__What the task requires__
Write out, word for word, every line from the first one through the line that holds "lss10_err_d = [1.0, 1.8, 1.2, 2.5, 1.8, 1.5]", and nothing else; skip the pictures.

__Data segment__
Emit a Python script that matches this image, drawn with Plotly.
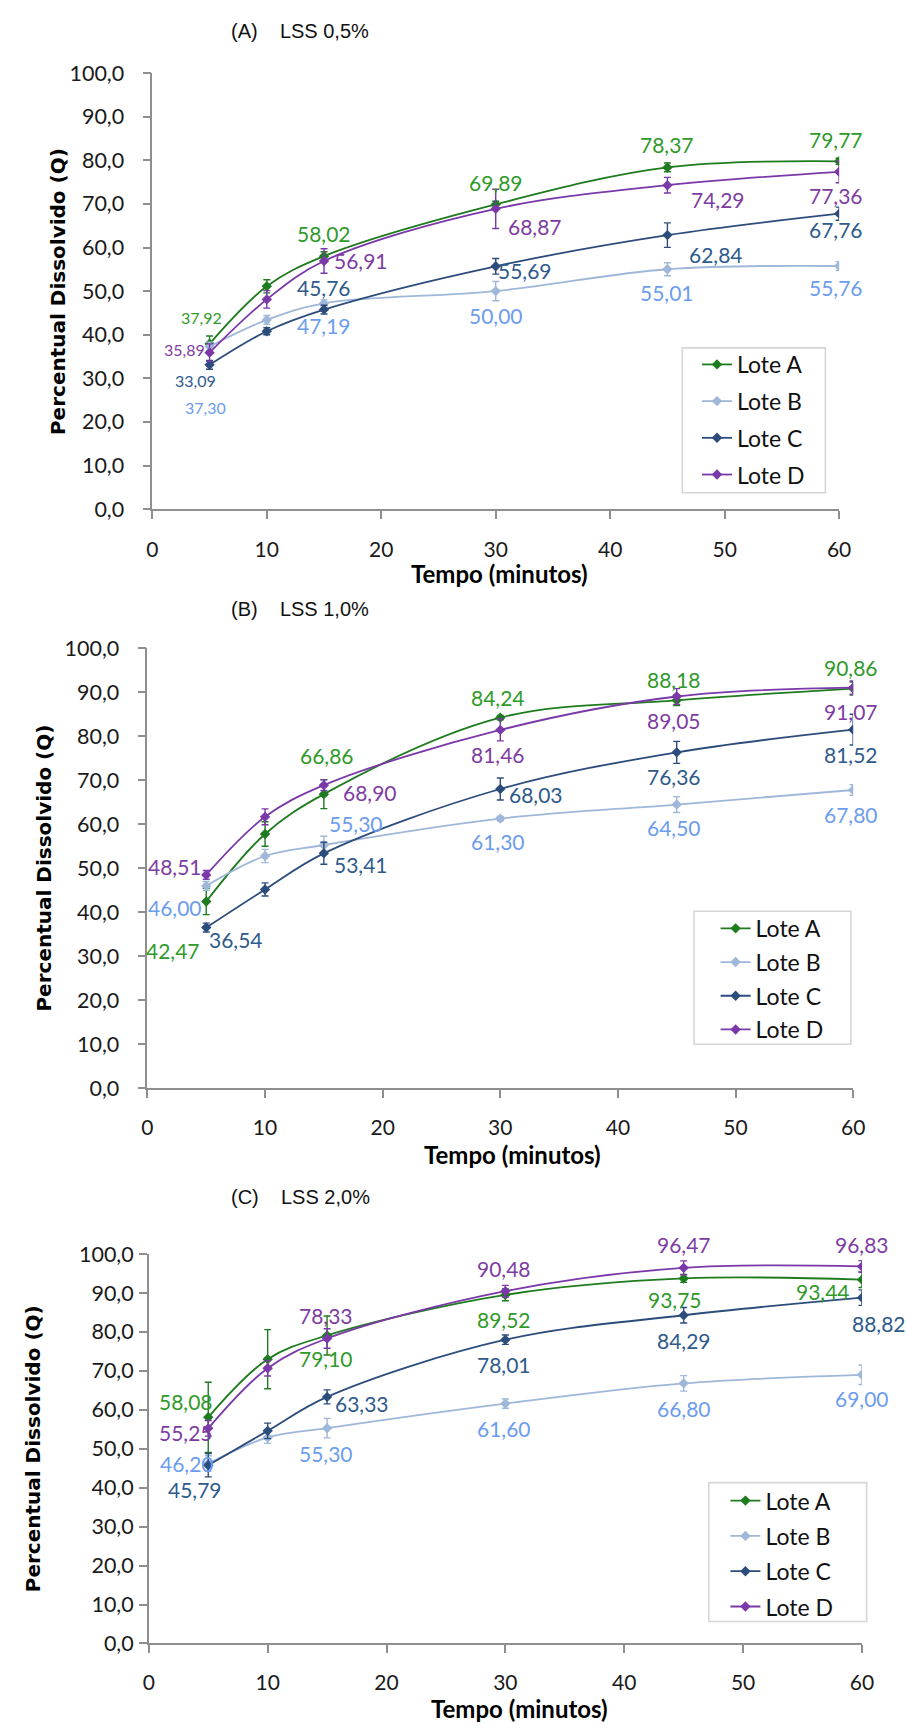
import plotly.graph_objects as go

W, H = 906, 1733

# ---------------- data ----------------
TIME = [5, 10, 15, 30, 45, 60]
LABELED = [True, False, True, True, True, True]
SERIES = ["Lote A", "Lote B", "Lote C", "Lote D"]
X_TICKS = [0, 10, 20, 30, 40, 50, 60]
Y_TICKS = [0, 10, 20, 30, 40, 50, 60, 70, 80, 90, 100]
Y_TICK_LABELS = ["0,0", "10,0", "20,0", "30,0", "40,0", "50,0",
                 "60,0", "70,0", "80,0", "90,0", "100,0"]
PANEL_TITLES = ["(A)\u00a0\u00a0\u00a0 LSS 0,5%", "(B)\u00a0\u00a0\u00a0 LSS 1,0%", "(C)\u00a0\u00a0\u00a0 LSS 2,0%"]
X_TITLE = "Tempo (minutos)"
Y_TITLE = "Percentual Dissolvido (Q)"

# Panel A - LSS 0,5%
lss05_lote_a = [37.92, 51.1, 58.02, 69.89, 78.37, 79.77]
lss05_lote_b = [37.30, 43.4, 47.19, 50.00, 55.01, 55.76]
lss05_lote_c = [33.09, 40.8, 45.76, 55.69, 62.84, 67.76]
lss05_lote_d = [35.89, 48.1, 56.91, 68.87, 74.29, 77.36]
lss05_err_a = [1.8, 1.5, 1.0, 0.7, 1.0, 0.7]
lss05_err_b = [1.0, 1.0, 0.8, 2.2, 1.5, 1.0]
lss05_err_c = [1.0, 0.8, 1.0, 1.8, 2.8, 1.5]
lss05_err_d = [2.0, 2.0, 2.8, 4.5, 1.8, 2.5]

# Panel B - LSS 1,0%
lss10_lote_a = [42.47, 57.8, 66.86, 84.24, 88.18, 90.86]
lss10_lote_b = [46.00, 52.8, 55.30, 61.30, 64.50, 67.80]
lss10_lote_c = [36.54, 45.2, 53.41, 68.03, 76.36, 81.52]
lss10_lote_d = [48.51, 61.7, 68.90, 81.46, 89.05, 91.07]
lss10_err_a = [3.0, 2.8, 3.3, 0.5, 1.2, 1.5]
lss10_err_b = [1.0, 1.5, 2.0, 0.5, 1.8, 1.2]
lss10_err_c = [1.0, 1.5, 2.5, 2.5, 2.5, 3.5]
lss10_err_d = [1.0, 1.8, 1.2, 2.5, 1.8, 1.5]

# Panel C - LSS 2,0%
lss20_lote_a = [58.08, 73.0, 79.10, 89.52, 93.75, 93.44]
lss20_lote_b = [46.20, 52.9, 55.30, 61.60, 66.80, 69.00]
lss20_lote_c = [45.79, 54.6, 63.33, 78.01, 84.29, 88.82]
lss20_lote_d = [55.25, 70.7, 78.33, 90.48, 96.47, 96.83]
lss20_err_a = [9.0, 7.6, 5.0, 1.5, 1.0, 2.0]
lss20_err_b = [2.0, 1.5, 2.5, 1.2, 2.0, 2.5]
lss20_err_c = [3.0, 2.0, 1.8, 1.2, 2.0, 2.0]
lss20_err_d = [2.0, 2.0, 2.5, 1.5, 1.8, 1.5]

PANEL_VALUES = [
    [lss05_lote_a, lss05_lote_b, lss05_lote_c, lss05_lote_d],
    [lss10_lote_a, lss10_lote_b, lss10_lote_c, lss10_lote_d],
    [lss20_lote_a, lss20_lote_b, lss20_lote_c, lss20_lote_d],
]
PANEL_ERRORS = [
    [lss05_err_a, lss05_err_b, lss05_err_c, lss05_err_d],
    [lss10_err_a, lss10_err_b, lss10_err_c, lss10_err_d],
    [lss20_err_a, lss20_err_b, lss20_err_c, lss20_err_d],
]

# ---------------- styles / placement ----------------
LINE_COLORS = ["#1E7B1E", "#9FB7D9", "#2C4D7C", "#7A38A8"]
LABEL_COLORS = ["#2F9A2A", "#6C9CEE", "#2E5A8C", "#7E3CA2"]

# data label offsets in screen pixels (dx, dy: +dy = downwards); None = 10 min (unlabeled)
LABEL_OFFSETS = [
    [  # panel A
        [(-8, -26), None, (0, -23), (0, -22), (0, -23), (-3, -22)],
        [(-4, 61), None, (0, 22), (0, 24), (0, 23), (-3, 22)],
        [(-14, 16), None, (0, -22), (29, 4), (49, 19), (-3, 16)],
        [(-25, -3), None, (37, 0), (39, 18), (51, 14), (-3, 24)],
    ],
    [  # panel B
        [(-33, 49), None, (3, -39), (-2, -20), (-3, -21), (-2, -21)],
        [(-31, 22), None, (32, -22), (-2, 23), (-3, 23), (-2, 24)],
        [(30, 12), None, (37, 11), (36, 6), (-3, 24), (-2, 25)],
        [(-31, -8), None, (46, 7), (-2, 25), (-3, 24), (-2, 24)],
    ],
    [  # panel C
        [(-22, -16), None, (-1, 23), (-1, 25), (-9, 21), (-39, 12)],
        [(-21, 0), None, (-1, 25), (-1, 25), (0, 25), (0, 24)],
        [(-13, 24), None, (35, 7), (-1, 25), (0, 25), (17, 26)],
        [(-22, 4), None, (-1, -23), (-1, -23), (0, -23), (0, -22)],
    ],
]

# panel geometry in pixels: (x_left, x_right, y_top, y_bottom)
PANELS = [(149.3, 850.0, 61.0, 503.7),
          (144.3, 864.3, 645.0, 1091.7),
          (145.7, 873.3, 1260.0, 1655.3)]
TITLE_POS = [(228, 18), (228, 605), (228, 1202)]
YTITLE_X = [53, 39, 27]
XTITLE_POS = [(503, 569), (517, 1159), (524, 1721)]
# legend frame (x0, y0, x1, y1) and the entries' left edge
LEGEND_BOX = [(690, 340, 836, 487), (702, 912, 862, 1047), (717, 1492, 878, 1633)]
LEGEND_X = [705, 724, 734]
LEGEND_TOP_SHIFT = [5, 4.5, 3.5]
LEGEND_GAP = [3.8, 0.8, 2.4]
XTICK_STANDOFF = [13, 12, 12]
YTICK_STANDOFF = [14, 14, 1]

FONT = "Lato"
AXIS_COLOR = "#8E8E8E"


def px(x):
    return x / W


def py(y):
    return 1 - y / H


def fmt(v):
    return f"{v:.2f}".replace(".", ",")


fig = go.Figure()
annotations = []
shapes = []
layout = {}

for p in range(3):
    xl, xr, yt, yb = PANELS[p]
    sfx = "" if p == 0 else str(p + 1)
    xref, yref = "x" + sfx, "y" + sfx
    legend_name = "legend" + sfx

    layout["xaxis" + sfx] = dict(
        domain=[px(xl), px(xr)], anchor=yref, range=[0, 60],
        tickvals=X_TICKS, ticktext=[str(t) for t in X_TICKS],
        showline=True, linecolor=AXIS_COLOR, linewidth=1.6,
        ticks="outside", ticklen=8, tickwidth=1.6, tickcolor=AXIS_COLOR,
        showgrid=False, zeroline=False,
        tickfont=dict(family=FONT, size=21, color="#1A1A1A"),
        ticklabelstandoff=XTICK_STANDOFF[p],
    )
    layout["yaxis" + sfx] = dict(
        domain=[py(yb), py(yt)], anchor=xref, range=[0, 100],
        tickvals=Y_TICKS, ticktext=Y_TICK_LABELS,
        showline=True, linecolor=AXIS_COLOR, linewidth=1.6,
        ticks="outside", ticklen=8, tickwidth=1.6, tickcolor=AXIS_COLOR,
        showgrid=False, zeroline=False,
        tickfont=dict(family=FONT, size=21.5, color="#1A1A1A"),
        ticklabelstandoff=YTICK_STANDOFF[p],
    )
    bx0, by0, bx1, by1 = LEGEND_BOX[p]
    shapes.append(dict(
        type="rect", xref="paper", yref="paper",
        x0=px(bx0), x1=px(bx1), y0=py(by1), y1=py(by0),
        line=dict(color="#D6D6D6", width=1.6), fillcolor="white", layer="below",
    ))
    layout[legend_name] = dict(
        x=px(LEGEND_X[p]), y=py(by0 - LEGEND_TOP_SHIFT[p]), xanchor="left", yanchor="top",
        bgcolor="rgba(0,0,0,0)", borderwidth=0,
        font=dict(family=FONT, size=23, color="#111111"),
        itemwidth=30, tracegroupgap=LEGEND_GAP[p], traceorder="grouped",
    )

    for s in range(4):
        vals = PANEL_VALUES[p][s]
        errs = PANEL_ERRORS[p][s]
        fig.add_trace(go.Scatter(
            x=TIME, y=vals, name=SERIES[s], mode="lines+markers",
            xaxis=xref, yaxis=yref, legend=legend_name,
            legendgroup=f"{p}-{s}",
            line=dict(color=LINE_COLORS[s], width=1.8, shape="spline", smoothing=1.0),
            marker=dict(symbol="diamond", size=8, color=LINE_COLORS[s]),
            error_y=dict(type="data", array=errs, visible=True,
                         color=LINE_COLORS[s], thickness=1.4, width=3.5),
        ))
        for i, t in enumerate(TIME):
            if not LABELED[i]:
                continue
            dx, dy = LABEL_OFFSETS[p][s][i]
            size = 16 if (p == 0 and i == 0) else 21
            annotations.append(dict(
                x=t, y=vals[i], xref=xref, yref=yref, text=fmt(vals[i]),
                showarrow=False, xshift=dx, yshift=-dy,
                xanchor="center", yanchor="middle",
                font=dict(family=FONT, size=size, color=LABEL_COLORS[s]),
            ))

    tx, ty = TITLE_POS[p]
    annotations.append(dict(
        x=px(tx), y=py(ty), xref="paper", yref="paper", text=PANEL_TITLES[p],
        showarrow=False, xanchor="left", yanchor="middle",
        font=dict(family="Liberation Sans", size=20, color="#111111"),
    ))
    annotations.append(dict(
        x=px(YTITLE_X[p]), y=py((yt + yb) / 2), xref="paper", yref="paper",
        text=Y_TITLE, textangle=-90, showarrow=False,
        xanchor="center", yanchor="middle",
        font=dict(family="DejaVu Sans", size=20, color="#000000", weight="bold"),
    ))
    xtx, xty = XTITLE_POS[p]
    annotations.append(dict(
        x=px(xtx), y=py(xty), xref="paper", yref="paper", text=X_TITLE,
        showarrow=False, xanchor="center", yanchor="middle",
        font=dict(family=FONT, size=24, color="#000000", weight="bold"),
    ))

fig.update_layout(
    width=W, height=H, margin=dict(l=0, r=0, t=0, b=0),
    paper_bgcolor="white", plot_bgcolor="white",
    showlegend=True, annotations=annotations, shapes=shapes, **layout,
)

fig.write_html("out.html")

__The output__
Emit a Python script that matches this image, drawn with Plotly.
import plotly.graph_objects as go

W, H = 906, 1733

# ---------------- data ----------------
TIME = [5, 10, 15, 30, 45, 60]
LABELED = [True, False, True, True, True, True]
SERIES = ["Lote A", "Lote B", "Lote C", "Lote D"]
X_TICKS = [0, 10, 20, 30, 40, 50, 60]
Y_TICKS = [0, 10, 20, 30, 40, 50, 60, 70, 80, 90, 100]
Y_TICK_LABELS = ["0,0", "10,0", "20,0", "30,0", "40,0", "50,0",
                 "60,0", "70,0", "80,0", "90,0", "100,0"]
PANEL_TITLES = ["(A)\u00a0\u00a0\u00a0 LSS 0,5%", "(B)\u00a0\u00a0\u00a0 LSS 1,0%", "(C)\u00a0\u00a0\u00a0 LSS 2,0%"]
X_TITLE = "Tempo (minutos)"
Y_TITLE = "Percentual Dissolvido (Q)"

# Panel A - LSS 0,5%
lss05_lote_a = [37.92, 51.1, 58.02, 69.89, 78.37, 79.77]
lss05_lote_b = [37.30, 43.4, 47.19, 50.00, 55.01, 55.76]
lss05_lote_c = [33.09, 40.8, 45.76, 55.69, 62.84, 67.76]
lss05_lote_d = [35.89, 48.1, 56.91, 68.87, 74.29, 77.36]
lss05_err_a = [1.8, 1.5, 1.0, 0.7, 1.0, 0.7]
lss05_err_b = [1.0, 1.0, 0.8, 2.2, 1.5, 1.0]
lss05_err_c = [1.0, 0.8, 1.0, 1.8, 2.8, 1.5]
lss05_err_d = [2.0, 2.0, 2.8, 4.5, 1.8, 2.5]

# Panel B - LSS 1,0%
lss10_lote_a = [42.47, 57.8, 66.86, 84.24, 88.18, 90.86]
lss10_lote_b = [46.00, 52.8, 55.30, 61.30, 64.50, 67.80]
lss10_lote_c = [36.54, 45.2, 53.41, 68.03, 76.36, 81.52]
lss10_lote_d = [48.51, 61.7, 68.90, 81.46, 89.05, 91.07]
lss10_err_a = [3.0, 2.8, 3.3, 0.5, 1.2, 1.5]
lss10_err_b = [1.0, 1.5, 2.0, 0.5, 1.8, 1.2]
lss10_err_c = [1.0, 1.5, 2.5, 2.5, 2.5, 3.5]
lss10_err_d = [1.0, 1.8, 1.2, 2.5, 1.8, 1.5]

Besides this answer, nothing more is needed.